Написанный в конце 1880-х годов, "Иванов" по своей драматургической манере отличался от последующих пьес Чехова, в нем еще не проявилось новаторство Чехова в области драматургической формы. Тем не менее первый акт пьесы Немирович-Данченко считал "одним из лучших чеховских ноктюрнов".
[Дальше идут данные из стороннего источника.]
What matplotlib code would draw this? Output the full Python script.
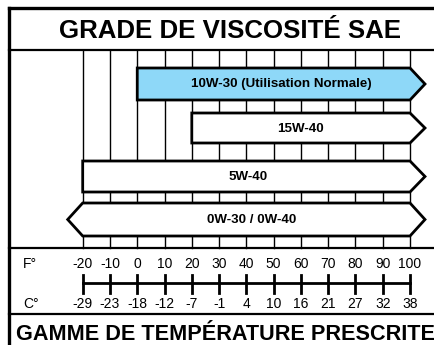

Вл. И. Немирович-Данченко, ставивший "Иванова", в своем режиссерском экземпляре подробно характеризует и время действия пьесы и образ самого Иванова. Немирович-Данченко пишет: "Действие "Иванова" относится к концу 70-х и началу 80-х годов. Эта полоса русской общественной жизни носит название "эпохи безвременья". Николай Алексеевич Иванов, непременный член по крестьянским делам присутствия, -- может быть, один из самых ярких, если не самый яркий литературный тип этой эпохи". Он принадлежит к тем, кто "надорвались в борьбе и обратились в "безвременных инвалидов". По выражению Немировича-Данченко, "Иванов -- тип такого надломленного борьбой человека. Неудовлетворенный и неудовлетворимый. Изживший благороднейшие порывы молодости и охваченный унынием и безволием".
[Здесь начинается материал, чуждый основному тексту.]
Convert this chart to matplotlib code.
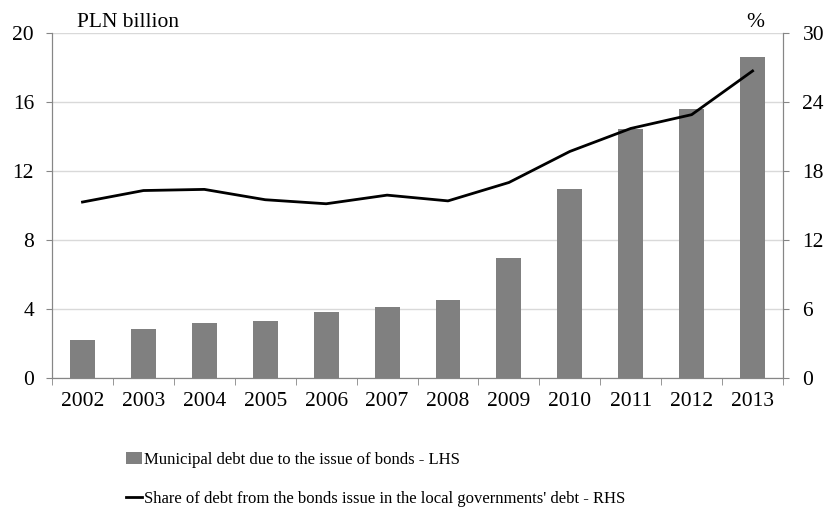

Когда театр поручил Качалову роль Иванова, он сначала не мог найти к ней своего актерского ключа. Ему хотелось играть Боркина -- родственника Иванова, управляющего имением, человека наглого и пронырливого. По своей жанровой сочности роль Боркина давала Качалову возможность вылепить интереснейшую характерную фигуру, а он всегда любил играть характерные роли. Но Вл. И. Немировичу-Данченко и К. С. Станиславскому удалось в конце концов расшевелить актерскую фантазию Качалова, и он создал крупный и типичный образ.
Играя Иванова, актеру легко итти от неврастеничности героя, от его душевной надорванности, от всевозможных черт, рисующих болезненную психику. Но для Качалова самой важной была тема "падения орла", мотив крушения значительного человека. Недаром Станиславский в одной из своих черновых записей назвал Иванова "раненым львом". Такая трактовка Иванова возбудила интерес Качалова к этой трудной роли, которую, кстати сказать, он играл еще в 1896 году в одном из дачных спектаклей. Но вряд ли этот ранний Иванов в исполнении Качалова шел дальше чисто внешних приемов игры. Иванов 1904 года был для него человеком, которого один из критиков того времени правильно назвал "явлением русской жизни". Качалов давал в Иванове социальную характеристику.